== ENTRIES SUPPLIED ==
----------------

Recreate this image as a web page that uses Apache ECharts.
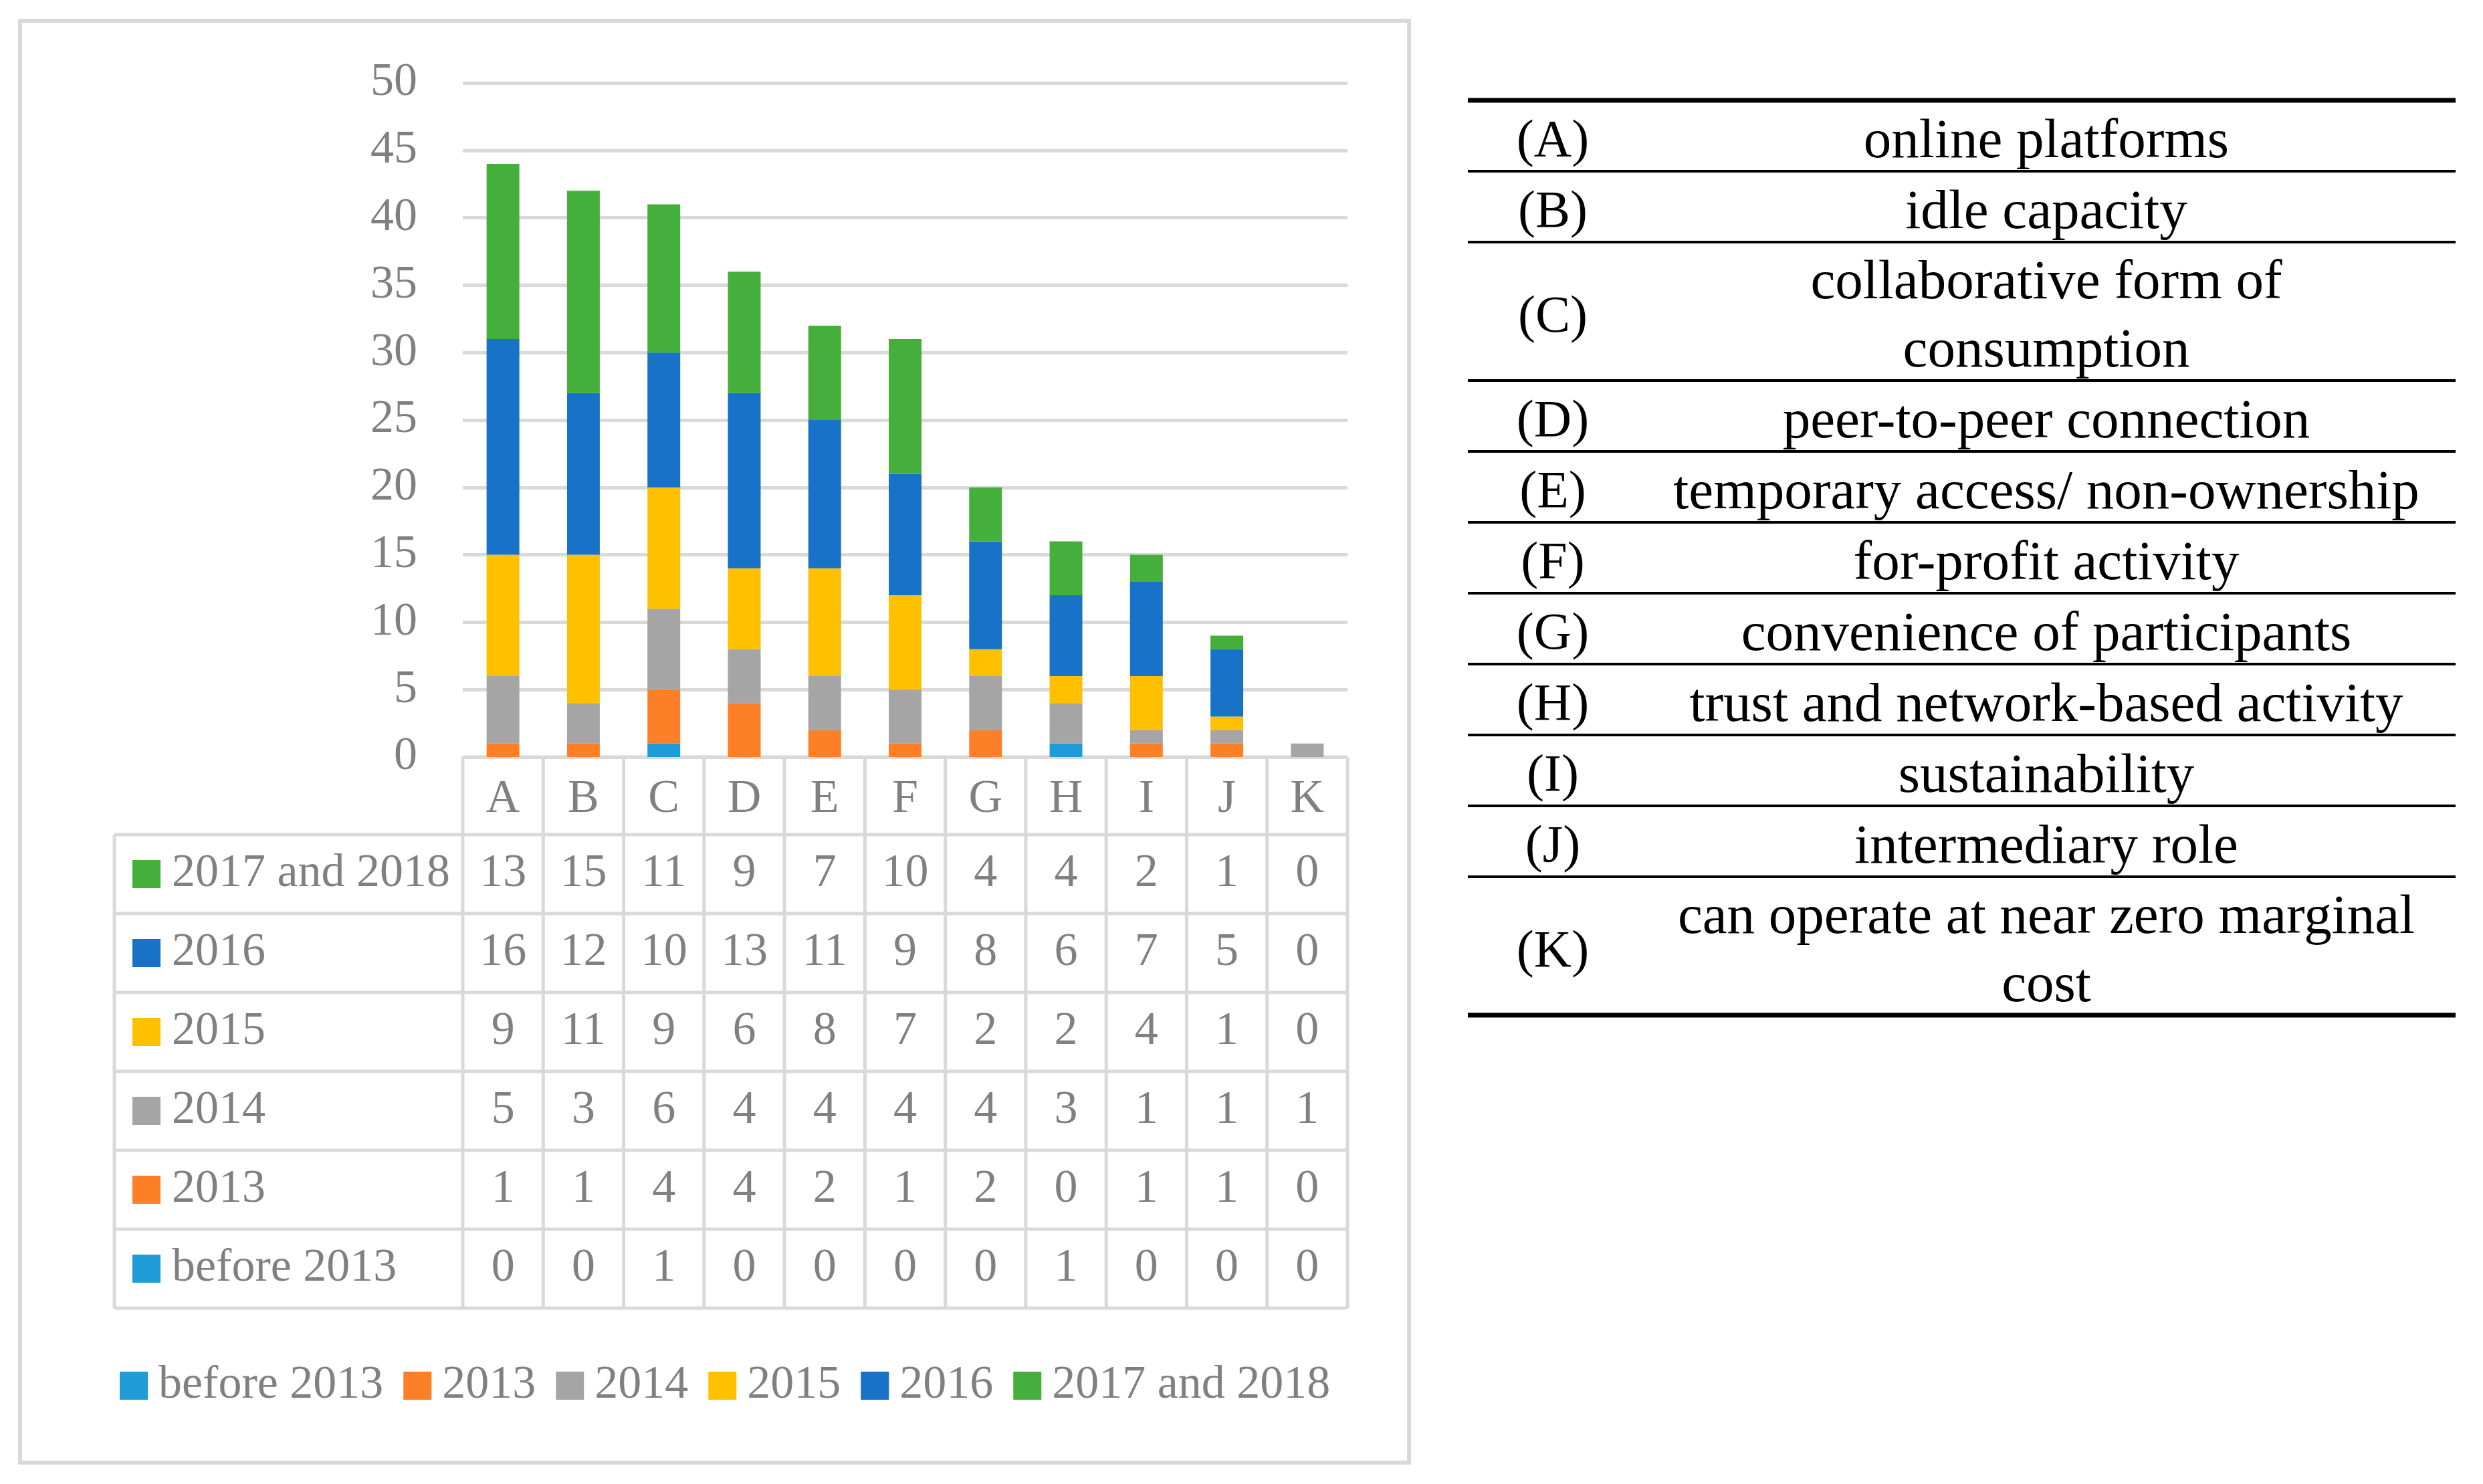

----------------

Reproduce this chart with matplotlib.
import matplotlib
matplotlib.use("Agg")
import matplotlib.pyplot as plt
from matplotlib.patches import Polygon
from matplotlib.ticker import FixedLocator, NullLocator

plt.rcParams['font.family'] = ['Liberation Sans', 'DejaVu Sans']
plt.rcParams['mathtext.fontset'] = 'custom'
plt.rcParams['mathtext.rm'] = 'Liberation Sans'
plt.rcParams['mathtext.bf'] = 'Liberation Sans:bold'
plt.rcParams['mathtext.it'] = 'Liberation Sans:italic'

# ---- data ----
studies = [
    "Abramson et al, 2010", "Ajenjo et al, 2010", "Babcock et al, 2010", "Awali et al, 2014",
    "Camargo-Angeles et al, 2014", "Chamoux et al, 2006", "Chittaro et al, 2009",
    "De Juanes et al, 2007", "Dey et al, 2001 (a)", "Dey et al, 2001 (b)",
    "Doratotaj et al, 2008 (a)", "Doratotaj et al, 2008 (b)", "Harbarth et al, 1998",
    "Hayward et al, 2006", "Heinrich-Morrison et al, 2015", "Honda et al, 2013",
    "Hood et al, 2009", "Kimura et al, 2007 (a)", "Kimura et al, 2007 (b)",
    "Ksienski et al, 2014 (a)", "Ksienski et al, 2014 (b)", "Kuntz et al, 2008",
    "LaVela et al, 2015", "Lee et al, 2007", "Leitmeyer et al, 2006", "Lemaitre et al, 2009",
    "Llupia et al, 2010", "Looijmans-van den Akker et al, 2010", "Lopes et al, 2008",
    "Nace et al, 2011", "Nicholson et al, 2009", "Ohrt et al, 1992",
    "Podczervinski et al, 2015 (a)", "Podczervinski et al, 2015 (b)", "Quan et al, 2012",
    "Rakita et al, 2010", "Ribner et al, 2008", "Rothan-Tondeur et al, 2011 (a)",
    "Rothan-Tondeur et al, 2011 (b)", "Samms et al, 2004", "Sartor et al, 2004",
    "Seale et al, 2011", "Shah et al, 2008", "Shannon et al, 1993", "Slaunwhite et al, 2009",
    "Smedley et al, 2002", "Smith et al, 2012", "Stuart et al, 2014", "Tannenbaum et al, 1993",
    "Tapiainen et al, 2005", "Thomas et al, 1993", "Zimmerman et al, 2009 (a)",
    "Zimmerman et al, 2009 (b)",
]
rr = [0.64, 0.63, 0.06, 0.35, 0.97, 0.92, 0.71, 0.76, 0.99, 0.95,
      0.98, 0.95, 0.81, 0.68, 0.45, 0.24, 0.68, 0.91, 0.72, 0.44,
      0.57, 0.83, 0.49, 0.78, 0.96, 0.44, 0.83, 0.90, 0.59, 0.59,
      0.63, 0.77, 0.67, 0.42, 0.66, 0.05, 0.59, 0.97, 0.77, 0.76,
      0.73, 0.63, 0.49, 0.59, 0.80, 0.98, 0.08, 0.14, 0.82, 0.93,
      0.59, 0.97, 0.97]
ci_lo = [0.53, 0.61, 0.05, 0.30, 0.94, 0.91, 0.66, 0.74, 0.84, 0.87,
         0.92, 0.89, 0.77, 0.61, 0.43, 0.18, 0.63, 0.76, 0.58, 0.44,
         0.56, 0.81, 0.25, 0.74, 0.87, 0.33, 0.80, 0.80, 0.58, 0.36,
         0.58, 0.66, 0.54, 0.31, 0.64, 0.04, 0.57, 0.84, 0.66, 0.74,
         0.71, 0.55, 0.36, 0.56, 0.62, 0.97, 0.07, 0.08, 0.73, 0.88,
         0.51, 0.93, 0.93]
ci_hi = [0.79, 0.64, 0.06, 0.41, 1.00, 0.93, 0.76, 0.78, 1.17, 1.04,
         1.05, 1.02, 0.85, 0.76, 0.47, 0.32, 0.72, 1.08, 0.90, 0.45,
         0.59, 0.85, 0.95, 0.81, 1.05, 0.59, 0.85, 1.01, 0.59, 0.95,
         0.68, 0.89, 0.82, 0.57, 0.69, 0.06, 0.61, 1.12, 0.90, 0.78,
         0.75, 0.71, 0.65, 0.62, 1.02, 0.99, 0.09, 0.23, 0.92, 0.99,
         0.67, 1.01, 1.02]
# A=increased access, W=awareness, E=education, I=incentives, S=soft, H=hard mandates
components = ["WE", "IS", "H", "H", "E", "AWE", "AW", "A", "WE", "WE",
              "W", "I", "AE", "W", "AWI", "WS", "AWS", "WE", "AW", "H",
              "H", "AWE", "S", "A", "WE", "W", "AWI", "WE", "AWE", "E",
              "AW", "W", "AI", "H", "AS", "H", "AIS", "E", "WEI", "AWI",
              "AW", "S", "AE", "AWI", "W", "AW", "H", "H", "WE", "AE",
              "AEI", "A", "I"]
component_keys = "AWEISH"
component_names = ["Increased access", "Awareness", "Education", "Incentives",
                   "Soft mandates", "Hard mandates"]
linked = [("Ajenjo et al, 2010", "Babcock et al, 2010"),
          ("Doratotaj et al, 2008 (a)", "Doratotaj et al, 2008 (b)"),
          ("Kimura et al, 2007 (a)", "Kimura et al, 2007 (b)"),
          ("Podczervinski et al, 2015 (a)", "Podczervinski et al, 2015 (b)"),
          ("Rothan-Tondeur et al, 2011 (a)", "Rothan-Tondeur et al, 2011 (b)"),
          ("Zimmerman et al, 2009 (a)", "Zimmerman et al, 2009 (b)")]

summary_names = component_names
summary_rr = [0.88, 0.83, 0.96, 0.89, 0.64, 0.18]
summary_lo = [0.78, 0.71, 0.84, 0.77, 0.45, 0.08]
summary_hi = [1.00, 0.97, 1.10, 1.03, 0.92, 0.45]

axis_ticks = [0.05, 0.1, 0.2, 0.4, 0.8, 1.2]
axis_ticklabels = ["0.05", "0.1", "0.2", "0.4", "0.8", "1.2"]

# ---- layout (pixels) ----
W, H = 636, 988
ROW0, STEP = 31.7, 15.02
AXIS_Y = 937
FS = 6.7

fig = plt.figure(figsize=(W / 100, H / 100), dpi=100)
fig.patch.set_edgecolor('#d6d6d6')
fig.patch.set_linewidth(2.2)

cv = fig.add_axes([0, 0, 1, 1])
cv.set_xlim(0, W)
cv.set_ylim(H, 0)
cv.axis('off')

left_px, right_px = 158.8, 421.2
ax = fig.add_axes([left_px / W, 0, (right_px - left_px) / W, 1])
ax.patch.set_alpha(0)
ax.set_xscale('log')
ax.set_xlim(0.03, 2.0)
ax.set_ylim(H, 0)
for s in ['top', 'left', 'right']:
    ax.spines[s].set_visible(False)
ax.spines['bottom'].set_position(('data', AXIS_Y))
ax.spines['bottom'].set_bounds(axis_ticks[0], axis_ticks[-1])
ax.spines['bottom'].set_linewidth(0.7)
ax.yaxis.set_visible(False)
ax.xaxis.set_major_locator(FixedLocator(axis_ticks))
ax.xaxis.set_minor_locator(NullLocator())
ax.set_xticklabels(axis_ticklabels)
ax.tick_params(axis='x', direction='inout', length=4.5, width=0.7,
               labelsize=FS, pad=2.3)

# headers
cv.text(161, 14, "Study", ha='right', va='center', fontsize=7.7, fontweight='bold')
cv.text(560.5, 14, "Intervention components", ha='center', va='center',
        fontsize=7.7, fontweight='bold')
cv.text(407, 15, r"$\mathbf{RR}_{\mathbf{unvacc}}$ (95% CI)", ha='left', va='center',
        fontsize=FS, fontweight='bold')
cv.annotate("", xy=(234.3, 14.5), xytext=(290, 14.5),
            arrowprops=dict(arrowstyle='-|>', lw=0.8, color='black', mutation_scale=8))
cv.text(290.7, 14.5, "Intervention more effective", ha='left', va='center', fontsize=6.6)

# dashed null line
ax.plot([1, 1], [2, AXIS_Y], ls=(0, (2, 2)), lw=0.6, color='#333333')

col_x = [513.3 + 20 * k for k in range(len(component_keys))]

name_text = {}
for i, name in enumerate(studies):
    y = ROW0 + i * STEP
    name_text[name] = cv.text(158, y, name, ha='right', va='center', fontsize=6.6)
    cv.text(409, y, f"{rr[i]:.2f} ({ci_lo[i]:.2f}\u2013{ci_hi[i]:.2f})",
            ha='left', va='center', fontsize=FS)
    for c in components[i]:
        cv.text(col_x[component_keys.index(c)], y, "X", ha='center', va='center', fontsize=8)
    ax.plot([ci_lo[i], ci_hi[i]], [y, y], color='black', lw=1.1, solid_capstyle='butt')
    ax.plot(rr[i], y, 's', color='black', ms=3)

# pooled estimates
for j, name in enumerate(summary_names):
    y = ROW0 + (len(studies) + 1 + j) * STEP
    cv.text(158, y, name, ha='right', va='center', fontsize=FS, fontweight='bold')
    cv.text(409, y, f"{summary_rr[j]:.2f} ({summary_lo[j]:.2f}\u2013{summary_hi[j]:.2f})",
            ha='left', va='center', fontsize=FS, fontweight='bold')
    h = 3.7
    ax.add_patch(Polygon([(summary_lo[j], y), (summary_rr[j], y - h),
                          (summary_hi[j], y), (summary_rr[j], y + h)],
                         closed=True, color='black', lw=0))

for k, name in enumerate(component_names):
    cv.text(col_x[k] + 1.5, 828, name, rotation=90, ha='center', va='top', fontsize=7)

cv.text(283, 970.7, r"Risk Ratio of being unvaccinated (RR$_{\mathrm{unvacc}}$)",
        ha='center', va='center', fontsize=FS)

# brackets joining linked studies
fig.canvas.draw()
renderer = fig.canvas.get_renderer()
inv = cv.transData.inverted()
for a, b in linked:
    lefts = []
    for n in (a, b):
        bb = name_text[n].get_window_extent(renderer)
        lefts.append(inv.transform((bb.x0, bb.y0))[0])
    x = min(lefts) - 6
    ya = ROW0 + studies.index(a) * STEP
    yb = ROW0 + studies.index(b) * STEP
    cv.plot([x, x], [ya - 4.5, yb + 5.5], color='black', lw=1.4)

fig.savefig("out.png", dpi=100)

----------------

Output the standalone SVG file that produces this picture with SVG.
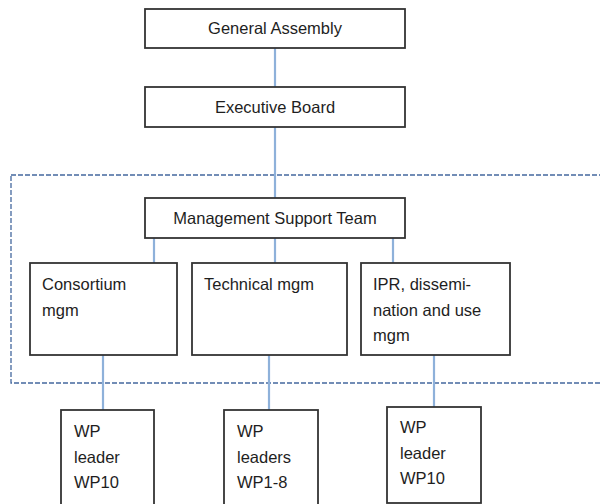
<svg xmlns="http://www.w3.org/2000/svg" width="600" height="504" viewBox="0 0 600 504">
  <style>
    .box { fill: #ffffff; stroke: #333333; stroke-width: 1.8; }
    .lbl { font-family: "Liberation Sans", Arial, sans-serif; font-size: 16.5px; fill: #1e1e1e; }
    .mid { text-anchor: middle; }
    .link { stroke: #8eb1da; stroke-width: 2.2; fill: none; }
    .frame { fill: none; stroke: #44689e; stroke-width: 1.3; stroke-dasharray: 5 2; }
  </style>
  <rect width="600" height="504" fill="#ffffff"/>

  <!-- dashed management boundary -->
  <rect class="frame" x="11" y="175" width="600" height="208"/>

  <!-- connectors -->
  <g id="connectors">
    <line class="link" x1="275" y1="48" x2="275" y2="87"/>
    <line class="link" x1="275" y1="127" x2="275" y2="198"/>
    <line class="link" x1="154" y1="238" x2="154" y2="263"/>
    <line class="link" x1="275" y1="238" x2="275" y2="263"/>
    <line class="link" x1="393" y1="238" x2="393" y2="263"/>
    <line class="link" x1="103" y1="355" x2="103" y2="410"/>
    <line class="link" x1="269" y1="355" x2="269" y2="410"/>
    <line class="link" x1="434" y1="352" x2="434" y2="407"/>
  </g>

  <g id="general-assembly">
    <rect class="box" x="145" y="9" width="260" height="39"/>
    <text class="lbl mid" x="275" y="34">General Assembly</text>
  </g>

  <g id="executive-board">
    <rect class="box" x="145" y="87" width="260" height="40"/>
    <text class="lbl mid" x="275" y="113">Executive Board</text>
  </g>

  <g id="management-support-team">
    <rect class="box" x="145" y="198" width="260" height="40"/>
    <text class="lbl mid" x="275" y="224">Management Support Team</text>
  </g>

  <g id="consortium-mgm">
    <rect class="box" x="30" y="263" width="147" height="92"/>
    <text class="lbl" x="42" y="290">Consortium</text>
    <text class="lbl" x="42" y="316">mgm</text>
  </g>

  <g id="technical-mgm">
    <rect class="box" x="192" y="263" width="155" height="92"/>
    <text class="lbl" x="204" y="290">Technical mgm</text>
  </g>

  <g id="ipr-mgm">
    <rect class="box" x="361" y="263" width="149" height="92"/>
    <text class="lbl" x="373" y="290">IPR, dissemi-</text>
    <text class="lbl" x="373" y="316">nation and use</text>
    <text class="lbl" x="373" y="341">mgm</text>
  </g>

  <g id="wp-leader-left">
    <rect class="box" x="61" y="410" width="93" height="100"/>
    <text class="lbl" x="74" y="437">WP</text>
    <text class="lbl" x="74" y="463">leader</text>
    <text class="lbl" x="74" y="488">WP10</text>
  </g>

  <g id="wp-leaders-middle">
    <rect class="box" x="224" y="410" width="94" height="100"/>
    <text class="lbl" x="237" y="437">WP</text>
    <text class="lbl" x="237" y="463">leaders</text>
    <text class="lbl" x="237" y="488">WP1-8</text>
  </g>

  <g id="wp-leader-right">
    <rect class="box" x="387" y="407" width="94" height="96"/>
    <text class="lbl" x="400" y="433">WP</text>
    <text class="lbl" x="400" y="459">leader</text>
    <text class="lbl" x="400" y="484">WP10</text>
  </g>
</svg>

----------------

== TASK DETAILS ==
Of the lines above, extract only those from the line with "Reproduce this chart with matplotlib." to the line with "plt.rcParams['mathtext.it'] = 'Liberation", both included, exactly as written.

== FULL SOLUTION ==
Reproduce this chart with matplotlib.
import matplotlib
matplotlib.use("Agg")
import matplotlib.pyplot as plt
from matplotlib.patches import Polygon
from matplotlib.ticker import FixedLocator, NullLocator

plt.rcParams['font.family'] = ['Liberation Sans', 'DejaVu Sans']
plt.rcParams['mathtext.fontset'] = 'custom'
plt.rcParams['mathtext.rm'] = 'Liberation Sans'
plt.rcParams['mathtext.bf'] = 'Liberation Sans:bold'
plt.rcParams['mathtext.it'] = 'Liberation Sans:italic'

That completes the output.